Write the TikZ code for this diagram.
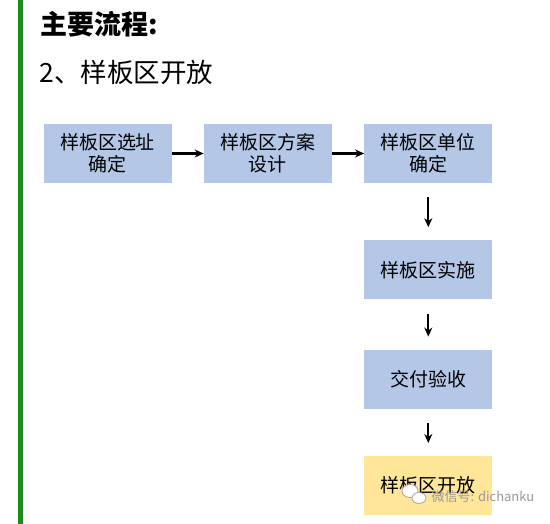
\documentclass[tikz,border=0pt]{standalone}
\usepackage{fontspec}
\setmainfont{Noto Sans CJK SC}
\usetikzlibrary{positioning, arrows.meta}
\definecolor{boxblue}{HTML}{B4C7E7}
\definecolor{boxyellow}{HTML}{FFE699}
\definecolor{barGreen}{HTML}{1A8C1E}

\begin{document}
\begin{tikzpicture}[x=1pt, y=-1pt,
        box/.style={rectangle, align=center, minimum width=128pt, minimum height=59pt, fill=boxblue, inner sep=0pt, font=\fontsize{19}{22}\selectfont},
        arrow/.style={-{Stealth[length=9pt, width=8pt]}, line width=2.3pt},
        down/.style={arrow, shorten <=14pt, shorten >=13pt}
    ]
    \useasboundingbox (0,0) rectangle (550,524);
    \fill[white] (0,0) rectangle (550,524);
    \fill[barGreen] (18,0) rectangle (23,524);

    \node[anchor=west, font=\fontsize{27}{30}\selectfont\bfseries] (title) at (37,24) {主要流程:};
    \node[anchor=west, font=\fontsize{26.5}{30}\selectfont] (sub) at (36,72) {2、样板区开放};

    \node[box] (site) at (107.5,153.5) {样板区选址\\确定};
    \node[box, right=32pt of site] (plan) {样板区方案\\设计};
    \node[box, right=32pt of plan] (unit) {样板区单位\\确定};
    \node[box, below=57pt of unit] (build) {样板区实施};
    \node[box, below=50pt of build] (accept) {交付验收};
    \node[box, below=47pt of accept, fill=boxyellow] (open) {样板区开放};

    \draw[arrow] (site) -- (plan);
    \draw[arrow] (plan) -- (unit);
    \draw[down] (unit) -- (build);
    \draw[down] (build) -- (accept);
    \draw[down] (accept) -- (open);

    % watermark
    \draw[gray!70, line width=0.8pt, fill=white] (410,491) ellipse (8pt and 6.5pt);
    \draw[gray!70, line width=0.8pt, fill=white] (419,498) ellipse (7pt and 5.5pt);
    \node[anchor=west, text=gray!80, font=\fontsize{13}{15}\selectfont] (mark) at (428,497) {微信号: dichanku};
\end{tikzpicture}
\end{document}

━━━━━━━━━━━━━━━━

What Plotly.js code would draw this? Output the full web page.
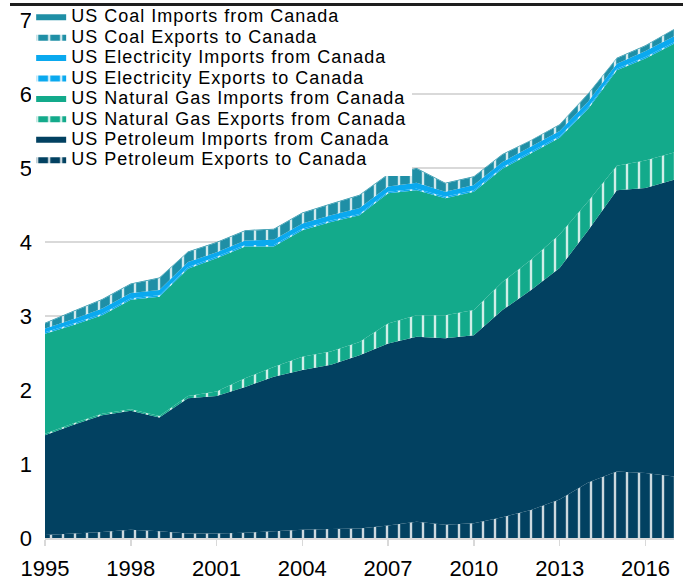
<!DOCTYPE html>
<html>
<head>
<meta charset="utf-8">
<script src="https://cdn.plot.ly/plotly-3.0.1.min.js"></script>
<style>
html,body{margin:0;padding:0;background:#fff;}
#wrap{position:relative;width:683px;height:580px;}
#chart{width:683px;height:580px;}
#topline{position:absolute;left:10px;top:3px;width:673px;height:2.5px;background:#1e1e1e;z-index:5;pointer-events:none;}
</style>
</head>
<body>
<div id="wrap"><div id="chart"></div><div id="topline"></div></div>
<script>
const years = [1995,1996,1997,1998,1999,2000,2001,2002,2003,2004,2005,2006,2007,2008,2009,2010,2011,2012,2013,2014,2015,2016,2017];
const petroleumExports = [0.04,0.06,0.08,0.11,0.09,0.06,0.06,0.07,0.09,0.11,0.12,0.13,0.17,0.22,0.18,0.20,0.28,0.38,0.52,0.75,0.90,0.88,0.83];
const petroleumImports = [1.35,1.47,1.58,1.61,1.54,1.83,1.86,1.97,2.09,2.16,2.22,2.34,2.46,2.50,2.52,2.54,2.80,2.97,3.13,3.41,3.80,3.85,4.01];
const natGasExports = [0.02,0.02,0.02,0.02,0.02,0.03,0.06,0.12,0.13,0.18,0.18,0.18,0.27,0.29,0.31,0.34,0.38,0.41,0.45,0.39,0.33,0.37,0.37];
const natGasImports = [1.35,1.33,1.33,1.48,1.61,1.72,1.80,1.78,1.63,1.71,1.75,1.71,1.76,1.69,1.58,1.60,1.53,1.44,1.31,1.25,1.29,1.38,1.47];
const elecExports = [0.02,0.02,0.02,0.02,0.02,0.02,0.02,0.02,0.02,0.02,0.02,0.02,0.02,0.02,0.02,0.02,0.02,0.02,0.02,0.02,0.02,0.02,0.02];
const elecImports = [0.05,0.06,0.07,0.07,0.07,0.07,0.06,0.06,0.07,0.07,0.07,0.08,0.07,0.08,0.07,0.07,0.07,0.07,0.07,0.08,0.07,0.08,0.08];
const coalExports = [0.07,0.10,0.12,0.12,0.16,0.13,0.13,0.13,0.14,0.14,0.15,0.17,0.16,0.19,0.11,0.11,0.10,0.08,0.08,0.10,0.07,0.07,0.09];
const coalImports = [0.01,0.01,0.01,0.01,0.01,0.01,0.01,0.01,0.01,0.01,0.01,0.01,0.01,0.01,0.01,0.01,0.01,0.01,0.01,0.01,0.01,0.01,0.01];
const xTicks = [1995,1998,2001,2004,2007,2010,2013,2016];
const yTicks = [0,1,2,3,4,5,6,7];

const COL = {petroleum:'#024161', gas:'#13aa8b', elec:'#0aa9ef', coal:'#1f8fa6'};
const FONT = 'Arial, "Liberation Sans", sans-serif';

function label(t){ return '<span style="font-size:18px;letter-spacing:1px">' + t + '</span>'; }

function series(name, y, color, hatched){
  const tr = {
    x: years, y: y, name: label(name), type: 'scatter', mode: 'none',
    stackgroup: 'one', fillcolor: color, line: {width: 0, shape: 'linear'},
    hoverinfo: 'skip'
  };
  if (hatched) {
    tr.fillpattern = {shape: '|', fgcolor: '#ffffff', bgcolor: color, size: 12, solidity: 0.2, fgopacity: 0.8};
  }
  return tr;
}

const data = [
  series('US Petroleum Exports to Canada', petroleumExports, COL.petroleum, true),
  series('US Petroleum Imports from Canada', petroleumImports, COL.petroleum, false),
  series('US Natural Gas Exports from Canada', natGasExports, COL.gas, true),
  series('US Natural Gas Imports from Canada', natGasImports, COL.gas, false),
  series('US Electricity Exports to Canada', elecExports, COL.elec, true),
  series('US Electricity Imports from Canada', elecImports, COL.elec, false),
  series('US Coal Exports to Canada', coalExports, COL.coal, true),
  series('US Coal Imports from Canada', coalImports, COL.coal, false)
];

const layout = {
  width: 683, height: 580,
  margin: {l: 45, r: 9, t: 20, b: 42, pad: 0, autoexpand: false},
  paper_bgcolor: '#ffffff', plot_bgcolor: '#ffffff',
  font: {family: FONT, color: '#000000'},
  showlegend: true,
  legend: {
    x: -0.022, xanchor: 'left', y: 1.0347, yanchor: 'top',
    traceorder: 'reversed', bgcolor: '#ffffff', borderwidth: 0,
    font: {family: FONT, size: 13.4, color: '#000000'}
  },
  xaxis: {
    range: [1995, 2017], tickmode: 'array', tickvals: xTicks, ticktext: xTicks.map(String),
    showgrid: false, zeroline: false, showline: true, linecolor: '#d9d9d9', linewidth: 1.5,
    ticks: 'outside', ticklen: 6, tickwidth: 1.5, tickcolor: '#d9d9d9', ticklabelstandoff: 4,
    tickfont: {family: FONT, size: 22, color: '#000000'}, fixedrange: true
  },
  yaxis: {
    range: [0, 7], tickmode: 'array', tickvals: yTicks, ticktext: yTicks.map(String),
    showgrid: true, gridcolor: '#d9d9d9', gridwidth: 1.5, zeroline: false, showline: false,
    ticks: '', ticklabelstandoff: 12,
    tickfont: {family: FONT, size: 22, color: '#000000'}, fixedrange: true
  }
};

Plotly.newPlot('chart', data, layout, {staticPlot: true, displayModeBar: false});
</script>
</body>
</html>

━━━━━━━━━━━━━━━━

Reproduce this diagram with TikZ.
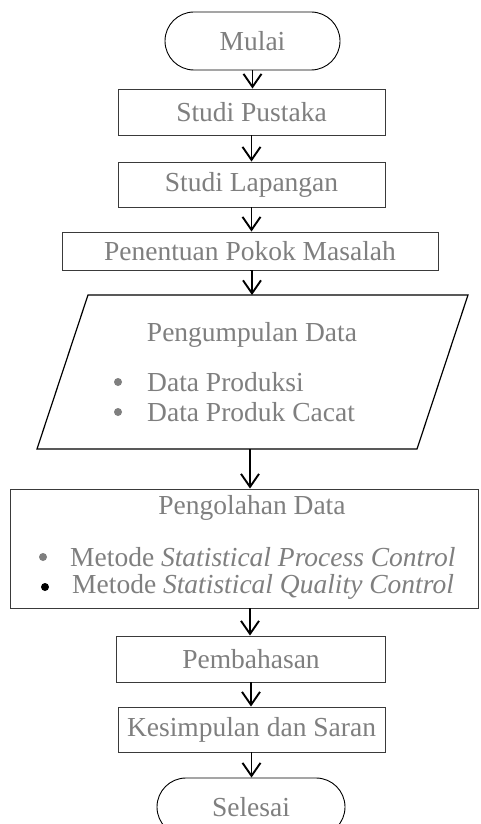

━━━━━━━━━━━━━━━━

DESCRIPTION OF THE TASK: Show all lines from the data above in which the word "draw" appears.

RESULT OF THIS TASK:
    \draw[arrow] (site) -- (plan);
    \draw[arrow] (plan) -- (unit);
    \draw[down] (unit) -- (build);
    \draw[down] (build) -- (accept);
    \draw[down] (accept) -- (open);
    \draw[gray!70, line width=0.8pt, fill=white] (410,491) ellipse (8pt and 6.5pt);
    \draw[gray!70, line width=0.8pt, fill=white] (419,498) ellipse (7pt and 5.5pt);
What Plotly.js code would draw this? Output the full web page.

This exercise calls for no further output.